Rediscovering my lust for life then losing it again broke me. I spent 3 days in bed. My friends and family congratulated me but I still felt like there was nothing to celebrate.

I retraced my journey and remembered that my first essay grade was 48%. A fail. I Facetimed my Dad sobbing and I was ready to give up. Academia was the one thing I was certain I was good and that grade shook me.

After that result, I had 3 submissions and a total of 15,000 words to write over the Christmas holidays. I read essay writing techniques and researched diligently until I had 60% + in all but 1 one of my modules.

My academic journey was moving along smoothly until I received yet another setback.

I received feedback about my work that made me question whether academia was the right path for me. It wasn’t so much the grade but what was said.
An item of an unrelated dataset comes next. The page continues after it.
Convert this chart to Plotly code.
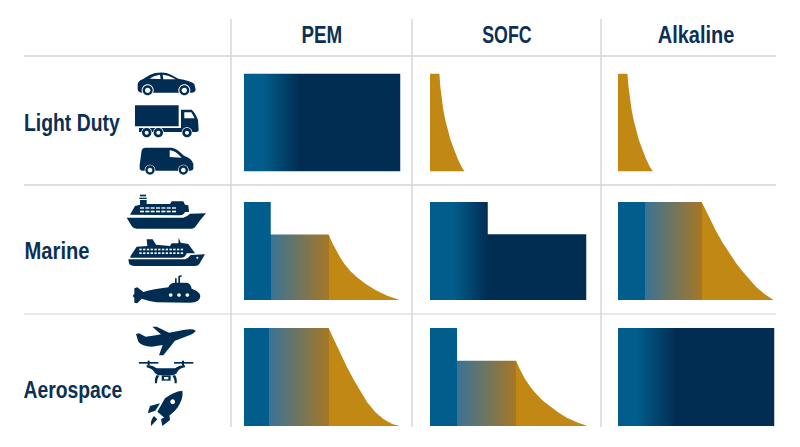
import re, json
import plotly.graph_objects as go

# ---------- data ----------
technologies = ["PEM", "SOFC", "Alkaline"]
applications = ["Light Duty", "Marine", "Aerospace"]

# each profile: share of range (x) against relative capability (y)
light_pem_x = [0, 100]
light_pem_y = [100, 100]
light_sofc_x = [0, 6.0, 6.6, 7.5, 8.5, 9.8, 11.3, 13.2, 15.4, 17.7, 20.3, 22.2]
light_sofc_y = [100, 100, 86.8, 74.9, 63.1, 52.2, 42.0, 31.9, 22.4, 12.9, 4.4, 0]
light_alk_x = [0, 6.0, 6.7, 7.6, 8.7, 10.0, 11.5, 13.4, 15.6, 17.9, 20.5, 22.4]
light_alk_y = [100, 100, 86.8, 74.9, 63.1, 52.2, 42.0, 31.9, 22.4, 12.9, 4.4, 0]

marine_pem_x = [0, 17.1, 17.1, 54.1, 56.2, 58.3, 61.1, 64.1, 67.9, 72.2, 77.6, 84.0, 91.5, 99.6]
marine_pem_y = [100, 100, 66.9, 66.9, 59.0, 52.2, 44.4, 36.9, 29.7, 23.2, 16.7, 10.2, 4.4, 0]
marine_sofc_x = [0, 36.9, 36.9, 100]
marine_sofc_y = [100, 100, 67.2, 67.2]
marine_alk_x = [0, 53.5, 56.5, 59.7, 62.8, 67.1, 71.3, 75.5, 79.8, 84.0, 88.3, 93.6, 99.4]
marine_alk_y = [100, 100, 90.4, 80.2, 69.9, 58.0, 47.1, 37.5, 28.7, 20.5, 13.3, 6.1, 0]

aero_pem_x = [0, 54.1, 57.3, 61.5, 65.8, 70.1, 74.4, 78.6, 84.0, 89.3, 94.7, 99.6]
aero_pem_y = [100, 100, 88.7, 74.4, 60.1, 47.1, 35.2, 24.6, 14.0, 6.8, 2.0, 0]
aero_sofc_x = [0, 17.3, 17.3, 55.0, 57.6, 60.8, 64.4, 68.2, 72.5, 76.8, 82.1, 87.4, 93.8, 100.9]
aero_sofc_y = [100, 100, 66.6, 66.6, 57.3, 47.8, 39.3, 32.1, 25.3, 19.8, 13.7, 8.5, 3.8, 0]
aero_alk_x = [0, 100]
aero_alk_y = [100, 100]

# ---------- style / layout ----------
W, H = 800, 447
BLUE, NAVY, GOLD = "#015d8b", "#022d53", "#c18814"
MIX0, MIX1 = "#3a7396", "#a67726"
TEXT = "#0c3055"
GRID = "#d4d4d4"
FONT = "Liberation Sans"

col_left = [244, 430, 618]
row_top = [73.5, 202, 328]
cell_w, cell_h = 156.5, 98


def solid():
    return [[0, GOLD], [1, GOLD]]


def to_navy(a, b):
    return [[0, BLUE], [a, BLUE], [b, NAVY], [1, NAVY]]


def to_gold(a, b):
    e = 0.0005
    return [[0, BLUE], [a, BLUE], [a + e, MIX0], [b, MIX1], [b + e, GOLD], [1, GOLD]]


cells = [
    [(light_pem_x, light_pem_y, to_navy(.12, .36)),
     (light_sofc_x, light_sofc_y, solid()),
     (light_alk_x, light_alk_y, solid())],
    [(marine_pem_x, marine_pem_y, to_gold(.171, .541)),
     (marine_sofc_x, marine_sofc_y, to_navy(.15, .37)),
     (marine_alk_x, marine_alk_y, to_gold(.17, .535))],
    [(aero_pem_x, aero_pem_y, to_gold(.16, .541)),
     (aero_sofc_x, aero_sofc_y, to_gold(.173, .55)),
     (aero_alk_x, aero_alk_y, to_navy(.12, .37))],
]

fig = go.Figure()
layout = {}
n = 0
for r, row in enumerate(cells):
    for c, (xs, ys, scale) in enumerate(row):
        n += 1
        sfx = "" if n == 1 else str(n)
        layout["xaxis" + sfx] = dict(domain=[col_left[c] / W, (col_left[c] + cell_w) / W],
                                     range=[0, 100], visible=False, fixedrange=True,
                                     anchor="y" + sfx)
        layout["yaxis" + sfx] = dict(domain=[1 - (row_top[r] + cell_h) / H, 1 - row_top[r] / H],
                                     range=[0, 100], visible=False, fixedrange=True,
                                     anchor="x" + sfx)
        fig.add_trace(go.Scatter(
            x=xs, y=ys, mode="lines", line=dict(width=0), fill="tozeroy",
            fillgradient=dict(type="horizontal", colorscale=scale, start=0, stop=100),
            hoverinfo="skip", showlegend=False, cliponaxis=False,
            xaxis="x" + sfx, yaxis="y" + sfx))

# overlay axes in page pixels, for rules and pictograms
layout["xaxis10"] = dict(domain=[0, 1], range=[0, W], visible=False, fixedrange=True, anchor="y10")
layout["yaxis10"] = dict(domain=[0, 1], range=[H, 0], visible=False, fixedrange=True, anchor="x10")
fig.add_trace(go.Scatter(x=[0], y=[0], mode="markers", marker=dict(opacity=0, size=1),
                         hoverinfo="skip", showlegend=False, xaxis="x10", yaxis="y10"))

shapes = []


def rule(x0, y0, x1, y1, w=1.3):
    shapes.append(dict(type="line", x0=x0, y0=y0, x1=x1, y1=y1, xref="x10", yref="y10",
                       line=dict(color=GRID, width=w), layer="below"))


for y, w in ((56, 1.6), (185, 1.4), (314, 1.2)):
    rule(24, y, 776, y, w)
for x in (231, 412, 601):
    rule(x, 19, x, 427, 1.4)


def circle(cx, cy, r):
    k = 0.5523 * r
    return (f"M{cx-r},{cy} C{cx-r},{cy-k} {cx-k},{cy-r} {cx},{cy-r} "
            f"C{cx+k},{cy-r} {cx+r},{cy-k} {cx+r},{cy} "
            f"C{cx+r},{cy+k} {cx+k},{cy+r} {cx},{cy+r} "
            f"C{cx-k},{cy+r} {cx-r},{cy+k} {cx-r},{cy} Z")


def icon(path, ox, oy, color=NAVY):
    """Path drawn in 3x crop coordinates with origin (ox, oy)."""
    idx = [0]

    def rep(m):
        v = float(m.group(0)) / 3
        v += ox if idx[0] % 2 == 0 else oy
        idx[0] += 1
        return f"{v:.2f}"

    p = re.sub(r"-?\d+\.?\d*", rep, path)
    shapes.append(dict(type="path", path=p, xref="x10", yref="y10",
                       fillcolor=color, line=dict(width=0), layer="above"))


def wheel(cx, cy, rw, ro, ri, ox, oy):
    icon(circle(cx, cy, rw), ox, oy, "#ffffff")
    icon(circle(cx, cy, ro), ox, oy)
    icon(circle(cx, cy, ri), ox, oy, "#ffffff")


# crop 1: road vehicles
o = (125, 65)
icon("M38,73 L38,58 Q40,47 53,43 Q70,29 90,24 Q120,19 138,29 L160,41 Q195,46 208,57 L212,74 Q210,83 200,83 L50,83 Q38,82 38,73 Z", *o)
icon("M74,41 Q85,32 105,29 L107,42 Z", *o, "#ffffff")
icon("M113,29 Q130,30 152,43 L115,43 Z", *o, "#ffffff")
wheel(68, 76, 18, 15, 8, *o)
wheel(178, 76, 18, 15, 8, *o)
icon("M30,121 L161,121 L161,184 L30,184 Z", *o)
icon("M168,134 L200,134 Q212,145 219,165 L221,196 Q220,201 214,201 L42,201 L42,189 L168,189 Z", *o)
icon("M178,142 L199,142 L209,160 L178,160 Z", *o, "#ffffff")
wheel(65, 203, 16, 14, 6, *o)
wheel(100, 203, 16, 14, 6, *o)
wheel(186, 203, 16, 14, 6, *o)
icon("M50,256 Q52,248 60,248 L140,248 Q155,250 177,272 Q200,280 205,296 L205,312 Q204,317 195,317 L50,317 L44,312 L44,300 Z", *o)
icon("M134,256 Q150,256 170,278 L134,276 Z", *o, "#ffffff")
wheel(75, 315, 16, 14, 7, *o)
wheel(175, 315, 16, 14, 7, *o)

# crop 2: marine
o = (120, 190)
icon("M20,83 L190,83 Q200,81 210,71 L258,70 Q240,90 225,112 Q222,116 215,116 L50,116 Q40,116 35,108 Z", *o)
icon("M30,74 L45,48 L60,44 L60,30 L80,30 L80,42 L150,42 L155,34 L190,34 L195,44 L205,46 L207,66 L195,66 Q190,76 180,76 Z", *o)
icon("M60,14 L78,14 L78,19 L60,19 Z", *o)
icon("M58,23 L80,23 L80,27 L58,27 Z", *o)
for j in range(7):
    x0 = 60 + j * 16
    icon(f"M{x0},52 L{x0+12},52 L{x0+12},56 L{x0},56 Z", *o, "#ffffff")
    icon(f"M{x0},62 L{x0+12},62 L{x0+12},67 L{x0},67 Z", *o, "#ffffff")
icon("M25,208 L195,208 Q205,205 212,195 L255,193 Q245,210 238,222 Q234,228 225,228 L45,228 Q30,228 27,220 Z", *o)
icon("M33,196 L50,170 L82,168 L80,148 L98,148 L108,164 L150,168 L155,160 L175,160 L176,143 L182,158 L205,162 L225,190 L200,190 Q195,203 185,203 L30,203 Z", *o)
for j in range(12):
    x0 = 58 + j * 11.3
    icon(f"M{x0},176 L{x0+7},176 L{x0+7},181 L{x0},181 Z", *o, "#ffffff")
    icon(f"M{x0},187 L{x0+7},187 L{x0+7},192 L{x0},192 Z", *o, "#ffffff")
icon(circle(232, 203, 3), *o, "#ffffff")
icon("M70,306 Q100,297 145,292 Q150,278 165,278 L200,278 Q212,280 215,296 Q240,305 241,318 Q240,338 210,338 L110,337 Q85,333 65,326 L52,340 L43,338 L43,323 L38,318 L43,311 L43,295 L52,292 Z", *o)
icon("M165,281 L165,265 L170,265 L170,281 Z", *o)
icon("M175,281 L175,258 L185,255 L185,260 L180,261 L180,281 Z", *o)
for x0 in (152, 177, 202):
    icon(circle(x0, 315, 5.5), *o, "#ffffff")

# crop 3: aerospace
o = (125, 320)
icon("M33,42 L42,40 L62,50 Q100,45 175,30 Q205,25 212,32 Q210,38 195,45 L150,62 L115,106 L102,106 L113,75 L80,80 Q50,78 40,65 Z", *o)
icon("M82,20 L95,20 L135,40 L110,45 Z", *o)
icon("M42,126 L100,126 L100,131 L42,131 Z", *o)
icon("M147,126 L205,126 L205,131 L147,131 Z", *o)
icon("M68,122 L74,122 L74,137 L68,137 Z", *o)
icon("M171,122 L177,122 L177,137 L171,137 Z", *o)
icon("M65,136 Q80,133 95,145 L150,145 Q165,133 180,136 L180,142 Q160,145 155,160 L145,166 L100,166 L90,160 Q85,147 65,142 Z", *o)
icon("M95,165 Q88,175 90,190 L96,190 Q96,175 103,168 Z", *o)
icon("M150,165 Q157,175 155,190 L149,190 Q149,175 142,168 Z", *o)
icon("M110,166 L137,166 L137,182 L110,182 Z", *o)
icon("M117,171 L130,171 L130,178 L117,178 Z", *o, "#ffffff")
icon("M172,212 Q145,215 120,235 L97,275 L120,295 Q155,275 165,250 Q175,230 172,212 Z", *o)
icon(circle(143, 245, 7), *o, "#ffffff")
icon("M105,250 L75,258 L68,280 L91,272 Z", *o)
icon("M133,285 L135,300 L112,318 L108,297 Z", *o)
icon("M87,288 L97,298 L78,318 Q76,300 87,288 Z", *o)

annotations = []
label_widths = []
for name, cx, wd in zip(technologies, (322.3, 507, 695.7), (40.7, 49.3, 76.7)):
    annotations.append(dict(text=name, x=cx, y=35, xref="x10", yref="y10",
                            showarrow=False, xanchor="center", yanchor="middle",
                            font=dict(family=FONT, size=23, weight=700, color=TEXT)))
    label_widths.append(wd)
for name, cx, cy, wd in zip(applications, (72.2, 56.8, 72.7), (123, 251, 390), (95.7, 65, 98.7)):
    annotations.append(dict(text=name, x=cx, y=cy, xref="x10", yref="y10",
                            showarrow=False, xanchor="center", yanchor="middle",
                            font=dict(family=FONT, size=23, weight=700, color=TEXT)))
    label_widths.append(wd)

fig.update_layout(width=W, height=H, margin=dict(l=0, r=0, t=0, b=0),
                  paper_bgcolor="#ffffff", plot_bgcolor="rgba(0,0,0,0)",
                  showlegend=False, shapes=shapes, annotations=annotations, **layout)

# The reference uses a condensed face: fit each label to its measured width.
post = (
    "document.documentElement.style.margin='0';document.body.style.margin='0';"
    f"var ws={json.dumps(label_widths)};"
    "document.querySelectorAll('text.annotation-text').forEach(function(t,i){"
    "t.setAttribute('textLength',ws[i]);t.setAttribute('lengthAdjust','spacingAndGlyphs');});"
)
fig.write_html("out.html", config=dict(displayModeBar=False, responsive=False), post_script=post)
Implicit in the feedback was the idea that I wasn’t a serious academic and once again I started to doubt myself again.

I look back at how I’d fidget as I attempted to do an assignment. How my thoughts would wander and how I’d find something wrong with my environment that stopped me from doing my work.

For example, taking out all clothes from my wardrobe and colour co-ordinating them or cleaning the entire communal space. I used to get really anxious and do all of these unnecessary things because I was nervous about confronting my work. I realise that I went through my post-graduate journey unaware that I was struggling emotionally and still made it to the finish line.

This experience taught me an important lesson about personal victories and the importance of celebrating all achievements.

Personal victories exist within those moments of perceived failure. Ambition often blinds us from seeing just how much we have achieved.

We set goals that make sense in theory but we don’t account for the obstacles life throws at us and when things don’t work out as we planned we deem them failures when they are in fact personal victories.

I passed despite all of the obstacles thrown my way. To see that as failure is a failure in and of itself.